▸ GIVEN EXERCISE
Repeat the material exactly from its first line to the line that includes "const chart = echarts.init(document.getElementById('chart'));". Skip pictures.

▸ DATASET EXTRACT
>> BEGIN
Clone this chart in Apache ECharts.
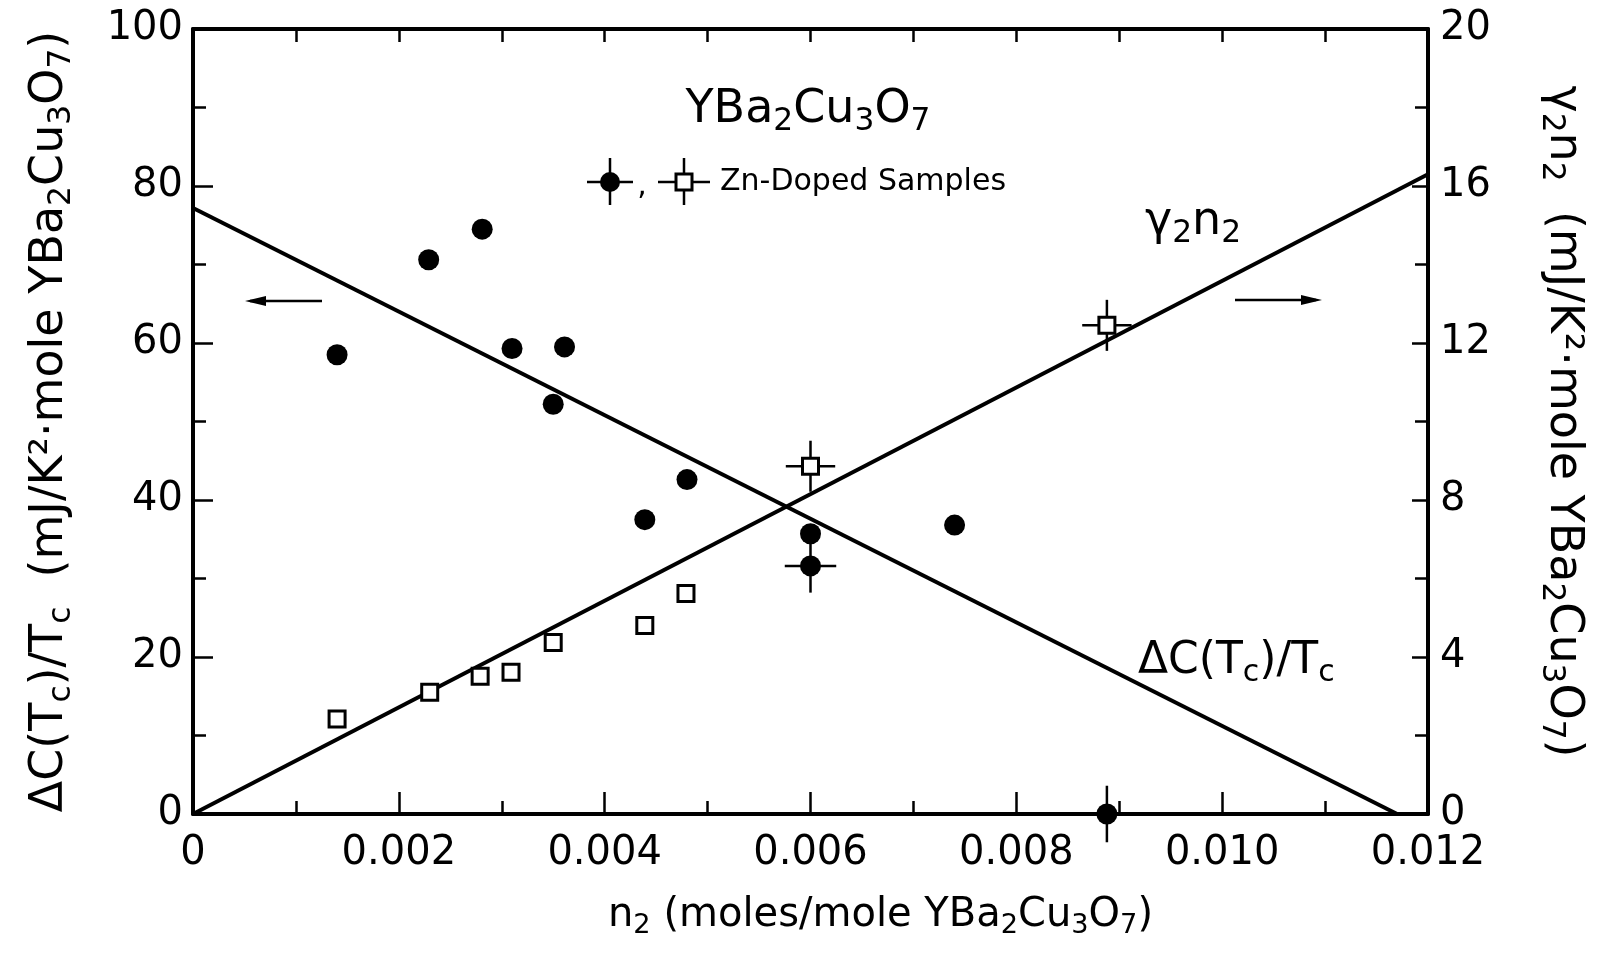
<!DOCTYPE html>
<html>
<head>
<meta charset="utf-8">
<script src="https://cdn.jsdelivr.net/npm/echarts@6/dist/echarts.min.js"></script>
<style>
  html, body { margin: 0; background: #fff; }
  #chart { width: 1603px; height: 957px; }
</style>
</head>
<body>
<div id="chart"></div>
<script>
// filled circles: Delta C(Tc)/Tc, left axis
const dotX = [0.00140, 0.00229, 0.00281, 0.00310, 0.00350, 0.00361, 0.00439, 0.00480, 0.00600, 0.00600, 0.00740, 0.00888];
const dotY = [58.5, 70.6, 74.5, 59.3, 52.2, 59.5, 37.5, 42.6, 35.7, 31.6, 36.8, 0];
// open squares: gamma2 n2, right axis
const squareX = [0.00140, 0.00230, 0.00279, 0.00309, 0.00350, 0.00439, 0.00479, 0.00600, 0.00888];
const squareY = [2.42, 3.10, 3.51, 3.61, 4.37, 4.80, 5.62, 8.86, 12.45];
// error bars
const dotBarX = [0.00600, 0.00888];
const dotBarY = [31.6, 0];
const dotBarDX = [0.00025, 0.00022];
const dotBarDY = [3.4, 3.6];
const squareBarX = [0.00600, 0.00888];
const squareBarY = [8.86, 12.45];
const squareBarDX = [0.00024, 0.00024];
const squareBarDY = [0.65, 0.65];
// fitted lines
const dcLineX = [0, 0.0117];
const dcLineY = [77.2, 0];
const gammaLineX = [0, 0.012];
const gammaLineY = [0, 16.3];

const FONT = 'DejaVu Sans';
const chart = echarts.init(document.getElementById('chart'));

function subRich(size) {
  return {
    s: { fontSize: size * 0.68, fontFamily: FONT, color: '#000', fill: '#000',
         padding: [size * 0.5, 0, 0, 0], verticalAlign: 'middle' }
  };
}

function pairs(xs, ys) {
  return xs.map((x, i) => [x, ys[i]]);
}

function barItems(xs, ys, dx, dy) {
  return xs.map((x, i) => [x, ys[i], dx[i], dy[i]]);
}

function renderBars(params, api) {
  const x = api.value(0), y = api.value(1), ex = api.value(2), ey = api.value(3);
  const l = api.coord([x - ex, y]), r = api.coord([x + ex, y]);
  const t = api.coord([x, y + ey]), b = api.coord([x, y - ey]);
  const st = { stroke: '#000', lineWidth: 2.5 };
  return {
    type: 'group',
    children: [
      { type: 'line', shape: { x1: l[0], y1: l[1], x2: r[0], y2: r[1] }, style: st },
      { type: 'line', shape: { x1: t[0], y1: t[1], x2: b[0], y2: b[1] }, style: st }
    ]
  };
}

const axisLine = { onZero: false, lineStyle: { color: '#000', width: 4 } };
const tickStyle = { color: '#000', width: 2.5 };

function line(x1, y1, x2, y2, w) {
  return { type: 'line', shape: { x1, y1, x2, y2 }, style: { stroke: '#000', lineWidth: w || 2.5 } };
}

const option = {
  backgroundColor: '#fff',
  animation: false,
  grid: { left: 193, right: 175, top: 29, bottom: 143 },
  xAxis: [
    {
      type: 'value', position: 'bottom', min: 0, max: 0.012, interval: 0.002,
      axisLine: axisLine,
      axisTick: { inside: true, length: 22, lineStyle: tickStyle },
      minorTick: { show: true, splitNumber: 2, length: 13, lineStyle: tickStyle },
      splitLine: { show: false },
      axisLabel: {
        fontSize: 40, fontFamily: FONT, color: '#000', margin: 20,
        formatter: v => (v === 0 ? '0' : v.toFixed(3))
      },
      name: 'n{s|2} (moles/mole YBa{s|2}Cu{s|3}O{s|7})',
      nameLocation: 'middle', nameGap: 78,
      nameTextStyle: { fontSize: 40, fontFamily: FONT, color: '#000', padding: [0, 0, 0, 140], rich: subRich(40) }
    },
    {
      type: 'value', position: 'top', min: 0, max: 0.012, interval: 0.002,
      axisLine: axisLine,
      axisTick: { inside: true, length: 13, lineStyle: tickStyle },
      minorTick: { show: true, splitNumber: 2, length: 13, lineStyle: tickStyle },
      splitLine: { show: false },
      axisLabel: { show: false }
    }
  ],
  yAxis: [
    {
      type: 'value', position: 'left', min: 0, max: 100, interval: 20,
      axisLine: axisLine,
      axisTick: { inside: true, length: 20, lineStyle: tickStyle },
      minorTick: { show: true, splitNumber: 2, length: 13, lineStyle: tickStyle },
      splitLine: { show: false },
      axisLabel: { fontSize: 40, fontFamily: FONT, color: '#000', margin: 10 },
      name: 'ΔC(T{s|c})/T{s|c}  (mJ/K²·mole YBa{s|2}Cu{s|3}O{s|7})',
      nameLocation: 'middle', nameGap: 116,
      nameTextStyle: { fontSize: 46, fontFamily: FONT, color: '#000', rich: subRich(46) }
    },
    {
      type: 'value', position: 'right', min: 0, max: 20, interval: 4,
      axisLine: axisLine,
      axisTick: { inside: true, length: 16, lineStyle: tickStyle },
      minorTick: { show: true, splitNumber: 2, length: 13, lineStyle: tickStyle },
      splitLine: { show: false },
      axisLabel: { fontSize: 40, fontFamily: FONT, color: '#000', margin: 12 },
      name: 'γ{s|2}n{s|2}  (mJ/K²·mole YBa{s|2}Cu{s|3}O{s|7})',
      nameLocation: 'middle', nameGap: 108, nameRotate: -90,
      nameTextStyle: { fontSize: 46, fontFamily: FONT, color: '#000', rich: subRich(46) }
    }
  ],
  series: [
    {
      name: 'dC fit', type: 'line', yAxisIndex: 0, z: 3,
      data: pairs(dcLineX, dcLineY), showSymbol: false,
      lineStyle: { color: '#000', width: 4 }
    },
    {
      name: 'gamma fit', type: 'line', yAxisIndex: 1, z: 3,
      data: pairs(gammaLineX, gammaLineY), showSymbol: false,
      lineStyle: { color: '#000', width: 4 }
    },
    {
      name: 'dot bars', type: 'custom', yAxisIndex: 0, z: 4, clip: false,
      renderItem: renderBars, encode: { x: 0, y: 1 },
      data: barItems(dotBarX, dotBarY, dotBarDX, dotBarDY)
    },
    {
      name: 'square bars', type: 'custom', yAxisIndex: 1, z: 4, clip: false,
      renderItem: renderBars, encode: { x: 0, y: 1 },
      data: barItems(squareBarX, squareBarY, squareBarDX, squareBarDY)
    },
    {
      name: 'ΔC(Tc)/Tc', type: 'scatter', yAxisIndex: 0, z: 5,
      symbol: 'circle', symbolSize: 21,
      itemStyle: { color: '#000', opacity: 1 },
      data: pairs(dotX, dotY)
    },
    {
      name: 'γ2n2', type: 'scatter', yAxisIndex: 1, z: 5,
      symbol: 'rect', symbolSize: 16,
      itemStyle: { color: '#fff', borderColor: '#000', borderWidth: 3, opacity: 1 },
      data: pairs(squareX, squareY)
    }
  ],
  graphic: [
    {
      type: 'text', x: 808, y: 110, z: 10,
      style: { text: 'YBa{s|2}Cu{s|3}O{s|7}', fontSize: 46, fontFamily: FONT, fill: '#000',
               align: 'center', verticalAlign: 'middle', rich: subRich(46) }
    },
    // legend: filled circle and open square with error crosses
    line(587, 182, 633, 182), line(610, 158, 610, 205),
    { type: 'circle', shape: { cx: 610, cy: 182, r: 10 }, style: { fill: '#000' } },
    { type: 'text', x: 642, y: 186, style: { text: ',', fontSize: 30, fontFamily: FONT, fill: '#000', align: 'center', verticalAlign: 'middle' } },
    line(658, 182, 710, 182), line(684, 158, 684, 205),
    { type: 'rect', shape: { x: 676, y: 174, width: 16, height: 16 }, style: { fill: '#fff', stroke: '#000', lineWidth: 3 } },
    {
      type: 'text', x: 720, y: 182,
      style: { text: 'Zn-Doped Samples', fontSize: 30, fontFamily: FONT, fill: '#000', align: 'left', verticalAlign: 'middle' }
    },
    // curve labels
    {
      type: 'text', x: 1145, y: 222,
      style: { text: 'γ{s|2}n{s|2}', fontSize: 46, fontFamily: FONT, fill: '#000',
               align: 'left', verticalAlign: 'middle', rich: subRich(46) }
    },
    {
      type: 'text', x: 1138, y: 662,
      style: { text: 'ΔC(T{s|c})/T{s|c}', fontSize: 44, fontFamily: FONT, fill: '#000',
               align: 'left', verticalAlign: 'middle', rich: subRich(44) }
    },
    // arrows
    line(250, 301, 322, 301, 2.5),
    { type: 'polygon', shape: { points: [[245, 301], [266, 296], [266, 306]] }, style: { fill: '#000' } },
    line(1235, 300, 1316, 300, 2.5),
    { type: 'polygon', shape: { points: [[1322, 300], [1301, 295], [1301, 305]] }, style: { fill: '#000' } }
  ]
};

chart.setOption(option);
</script>
</body>
</html>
>> END
▸ RESULT
Clone this chart in Apache ECharts.
<!DOCTYPE html>
<html>
<head>
<meta charset="utf-8">
<script src="https://cdn.jsdelivr.net/npm/echarts@6/dist/echarts.min.js"></script>
<style>
  html, body { margin: 0; background: #fff; }
  #chart { width: 1603px; height: 957px; }
</style>
</head>
<body>
<div id="chart"></div>
<script>
// filled circles: Delta C(Tc)/Tc, left axis
const dotX = [0.00140, 0.00229, 0.00281, 0.00310, 0.00350, 0.00361, 0.00439, 0.00480, 0.00600, 0.00600, 0.00740, 0.00888];
const dotY = [58.5, 70.6, 74.5, 59.3, 52.2, 59.5, 37.5, 42.6, 35.7, 31.6, 36.8, 0];
// open squares: gamma2 n2, right axis
const squareX = [0.00140, 0.00230, 0.00279, 0.00309, 0.00350, 0.00439, 0.00479, 0.00600, 0.00888];
const squareY = [2.42, 3.10, 3.51, 3.61, 4.37, 4.80, 5.62, 8.86, 12.45];
// error bars
const dotBarX = [0.00600, 0.00888];
const dotBarY = [31.6, 0];
const dotBarDX = [0.00025, 0.00022];
const dotBarDY = [3.4, 3.6];
const squareBarX = [0.00600, 0.00888];
const squareBarY = [8.86, 12.45];
const squareBarDX = [0.00024, 0.00024];
const squareBarDY = [0.65, 0.65];
// fitted lines
const dcLineX = [0, 0.0117];
const dcLineY = [77.2, 0];
const gammaLineX = [0, 0.012];
const gammaLineY = [0, 16.3];

const FONT = 'DejaVu Sans';
const chart = echarts.init(document.getElementById('chart'));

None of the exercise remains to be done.